My point? We learn what we want to learn. As students, as teachers, and as private citizens, we absorb the information we choose, and in this choice our “innate abilities” show themselves. How and why do we choose? Curiosity pushes us to learn more and leads us to develop skills and talents, which in turn make achievement possible. If we want to encourage girls to be more active in the sciences, then we need to find ways to spark their curiosity in those areas, to make them want to learn more, and we don’t do that by ignoring the differences in male and female learning styles and insisting that there’s only one hard, fixed approach to science.
The achievements we earn by following our curiosity belong to us, and no one – not Summers, not a retired English professor, not my old acquaintance with his dubious statistics – has the power to take them from us. We need to stop giving them that power.

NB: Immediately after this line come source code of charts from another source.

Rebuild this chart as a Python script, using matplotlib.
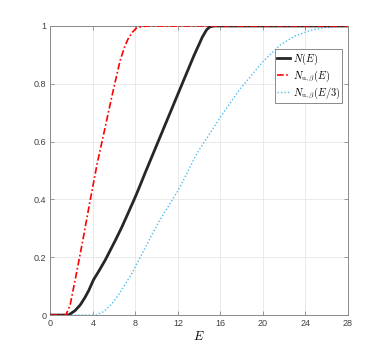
import matplotlib
matplotlib.use("Agg")
import matplotlib.pyplot as plt

plt.rcParams['mathtext.fontset'] = 'cm'
plt.rcParams['font.family'] = ['Liberation Sans', 'DejaVu Sans']

# N(E)
black_E = [0, 1.7, 2.3, 2.8, 3.25, 3.6, 4.05, 4.6, 5.15, 6.1, 6.7, 7.3, 8.0, 8.45, 8.9, 9.4, 12.0, 13.5, 14.3, 14.7, 15.0, 15.4, 28]
black_N = [0, 0, 0.015, 0.035, 0.061, 0.085, 0.122, 0.155, 0.19, 0.258, 0.303, 0.352, 0.41, 0.45, 0.491, 0.535, 0.765, 0.897, 0.962, 0.987, 0.997, 1.0, 1.0]

# N_{u,beta}(E)
red_E = [0, 1.45, 1.85, 2.5, 3.1, 3.7, 4.4, 5.0, 5.8, 6.55, 7.0, 7.3, 7.7, 8.1, 8.6, 9.2, 28]
red_N = [0, 0, 0.035, 0.155, 0.27, 0.39, 0.525, 0.625, 0.76, 0.88, 0.93, 0.955, 0.978, 0.993, 0.998, 1.0, 1.0]

# N_{u,beta}(E/3)
blue_E = [0, 4.3, 5.0, 5.8, 6.5, 7.6, 8.6, 9.5, 10.4, 12.0, 13.8, 16.0, 17.8, 20.0, 21.6, 23.0, 24.5, 26.0, 28]
blue_N = [0, 0, 0.012, 0.04, 0.075, 0.14, 0.21, 0.275, 0.335, 0.43, 0.56, 0.685, 0.78, 0.877, 0.934, 0.965, 0.985, 0.996, 1.0]

xticks = [0, 4, 8, 12, 16, 20, 24, 28]
yticks = [0, 0.2, 0.4, 0.6, 0.8, 1]
ytick_labels = ['0', '0.2', '0.4', '0.6', '0.8', '1']

fig = plt.figure(figsize=(3.84, 3.54), dpi=100)
ax = fig.add_axes([0.1315, 0.110, 0.7745, 0.8166])

ax.plot(black_E, black_N, color='#262626', lw=2.0, ls='-', label=r'$N(E)$', zorder=3)
ax.plot(red_E, red_N, color='#ff0000', lw=1.2, ls=(0, (4, 1.5, 1, 1.5)), label=r'$N_{\mathrm{u},\beta}(E)$', zorder=4)
ax.plot(blue_E, blue_N, color='#4DBEEE', lw=1.0, ls=(0, (1, 1.5)), label=r'$N_{\mathrm{u},\beta}(E/3)$', zorder=2)

ax.set_xlim(0, 28)
ax.set_ylim(0, 1)
ax.set_xticks(xticks)
ax.set_xticklabels([str(t) for t in xticks])
ax.set_yticks(yticks)
ax.set_yticklabels(ytick_labels)
ax.grid(True, color='#e6e6e6', lw=0.6)
ax.set_axisbelow(True)
ax.tick_params(direction='in', length=3, width=0.6, colors='#8a8a8a', labelcolor='#404040',
               labelsize=6.5, top=True, right=True, pad=3)
for s in ax.spines.values():
    s.set_color('#8a8a8a')
    s.set_linewidth(0.7)

ax.set_xlabel(r'$E$', fontsize=9, labelpad=1)

leg = ax.legend(loc='upper right', bbox_to_anchor=(0.981, 0.919), borderaxespad=0,
                fontsize=7.5, handlelength=1.3, handletextpad=0.2, labelspacing=0.15,
                borderpad=0.2, fancybox=False, framealpha=1)
leg.get_frame().set_edgecolor('#8a8a8a')
leg.get_frame().set_linewidth(0.7)

fig.savefig('out.png', dpi=100)
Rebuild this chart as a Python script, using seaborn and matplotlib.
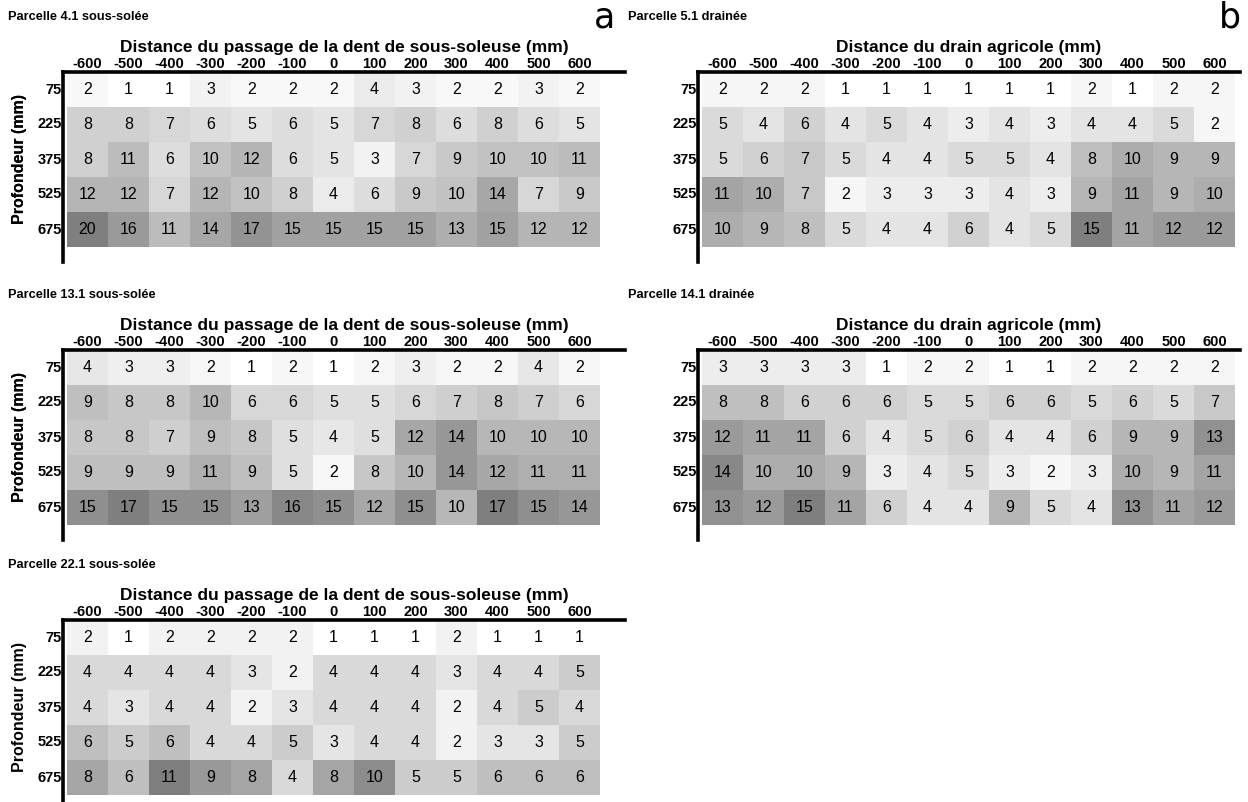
import numpy as np
import pandas as pd
import matplotlib
matplotlib.use("Agg")
import matplotlib.pyplot as plt
import seaborn as sns
from matplotlib.colors import LinearSegmentedColormap

sns.set_theme(style="white")
plt.rcParams['font.family'] = ['Liberation Sans', 'DejaVu Sans']
plt.rcParams['text.color'] = 'black'
plt.rcParams['axes.labelcolor'] = 'black'
plt.rcParams['xtick.color'] = 'black'
plt.rcParams['ytick.color'] = 'black'

distances = [-600, -500, -400, -300, -200, -100, 0, 100, 200, 300, 400, 500, 600]
depths = [75, 225, 375, 525, 675]

p41 = [[2, 1, 1, 3, 2, 2, 2, 4, 3, 2, 2, 3, 2],
       [8, 8, 7, 6, 5, 6, 5, 7, 8, 6, 8, 6, 5],
       [8, 11, 6, 10, 12, 6, 5, 3, 7, 9, 10, 10, 11],
       [12, 12, 7, 12, 10, 8, 4, 6, 9, 10, 14, 7, 9],
       [20, 16, 11, 14, 17, 15, 15, 15, 15, 13, 15, 12, 12]]
p51 = [[2, 2, 2, 1, 1, 1, 1, 1, 1, 2, 1, 2, 2],
       [5, 4, 6, 4, 5, 4, 3, 4, 3, 4, 4, 5, 2],
       [5, 6, 7, 5, 4, 4, 5, 5, 4, 8, 10, 9, 9],
       [11, 10, 7, 2, 3, 3, 3, 4, 3, 9, 11, 9, 10],
       [10, 9, 8, 5, 4, 4, 6, 4, 5, 15, 11, 12, 12]]
p131 = [[4, 3, 3, 2, 1, 2, 1, 2, 3, 2, 2, 4, 2],
        [9, 8, 8, 10, 6, 6, 5, 5, 6, 7, 8, 7, 6],
        [8, 8, 7, 9, 8, 5, 4, 5, 12, 14, 10, 10, 10],
        [9, 9, 9, 11, 9, 5, 2, 8, 10, 14, 12, 11, 11],
        [15, 17, 15, 15, 13, 16, 15, 12, 15, 10, 17, 15, 14]]
p141 = [[3, 3, 3, 3, 1, 2, 2, 1, 1, 2, 2, 2, 2],
        [8, 8, 6, 6, 6, 5, 5, 6, 6, 5, 6, 5, 7],
        [12, 11, 11, 6, 4, 5, 6, 4, 4, 6, 9, 9, 13],
        [14, 10, 10, 9, 3, 4, 5, 3, 2, 3, 10, 9, 11],
        [13, 12, 15, 11, 6, 4, 4, 9, 5, 4, 13, 11, 12]]
p221 = [[2, 1, 2, 2, 2, 2, 1, 1, 1, 2, 1, 1, 1],
        [4, 4, 4, 4, 3, 2, 4, 4, 4, 3, 4, 4, 5],
        [4, 3, 4, 4, 2, 3, 4, 4, 4, 2, 4, 5, 4],
        [6, 5, 6, 4, 4, 5, 3, 4, 4, 2, 3, 3, 5],
        [8, 6, 11, 9, 8, 4, 8, 10, 5, 5, 6, 6, 6]]

xlab_sub = "Distance du passage de la dent de sous-soleuse (mm)"
xlab_drain = "Distance du drain agricole (mm)"

W, H = 1248, 802
fig = plt.figure(figsize=(W / 100, H / 100), dpi=100)
cmap = LinearSegmentedColormap.from_list("g", ["#ffffff", "#7f7f7f"])

CW, RH = 41.0, 35.0  # cell width / row height in px


def panel(data, title, xlabel, left, top, width, letter=None, letter_x=None):
    height = 190
    ax = fig.add_axes([left / W, 1 - (top + height) / H, width / W, height / H])
    arr = np.array(data)
    df = pd.DataFrame(arr, index=depths, columns=distances)
    sns.heatmap(df, ax=ax, cmap=cmap, vmin=arr.min(), vmax=arr.max(), cbar=False,
                annot=True, fmt="d", annot_kws={"fontsize": 11.5, "color": "black"},
                linewidths=0)
    gap = 4.0
    ax.set_xlim(-gap / CW, (width - gap) / CW)
    ax.set_ylim(height / RH, 0)
    for s in ["left", "top"]:
        ax.spines[s].set_visible(True)
        ax.spines[s].set_linewidth(2.6)
        ax.spines[s].set_color("black")
    for s in ["right", "bottom"]:
        ax.spines[s].set_visible(False)
    ax.xaxis.tick_top()
    ax.tick_params(axis="both", length=0)
    ax.tick_params(axis="x", pad=1)
    ax.tick_params(axis="y", pad=1)
    ax.set_xticklabels([str(d) for d in distances], fontsize=10.5, fontweight="bold", rotation=0)
    ax.set_yticklabels([str(d) for d in depths], fontsize=10.5, fontweight="bold", rotation=0)
    ax.xaxis.set_label_position("top")
    ax.set_xlabel(xlabel, fontsize=12.5, fontweight="bold", labelpad=3)
    ax.set_ylabel("Profondeur (mm)", fontsize=11.5, fontweight="bold")
    ax.yaxis.set_label_coords((27 - left) / width, 1 - 87.5 / height)
    tx = (left - 55) if left < 300 else left - 70
    fig.text(tx / W, 1 - (top - 55) / H, title, fontsize=9.2, fontweight="bold",
             ha="left", va="center")
    if letter:
        fig.text(letter_x / W, 1 - (top - 54) / H, letter, fontsize=25,
                 family="DejaVu Sans", ha="center", va="center")
    return ax


panel(p41, "Parcelle 4.1 sous-solée", xlab_sub, 63, 72, 562, "a", 604)
panel(p51, "Parcelle 5.1 drainée", xlab_drain, 698, 72, 542, "b", 1230)
panel(p131, "Parcelle 13.1 sous-solée", xlab_sub, 63, 350, 562)
panel(p141, "Parcelle 14.1 drainée", xlab_drain, 698, 350, 542)
panel(p221, "Parcelle 22.1 sous-solée", xlab_sub, 63, 620, 562)

fig.savefig("out.png", dpi=100)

The student who told me about her teacher’s remarks that “women lack the brains to study literature” did not storm out of the room and drop the course; she stayed with it, and through determination and hard work, she earned an A. Her action proved him wrong.
In short, here’s our new watchword, ladies: Stop being offended and do something.


That's me in "serious mode." Other serious remarks may follow, but you're just as likely to find here such things as musing on the upcoming Academy Award nominations, the new seasons of "Chuck" and "Doctor Who," favorite cartoons (animation is a passion of mine), and the greatest female characters in literature.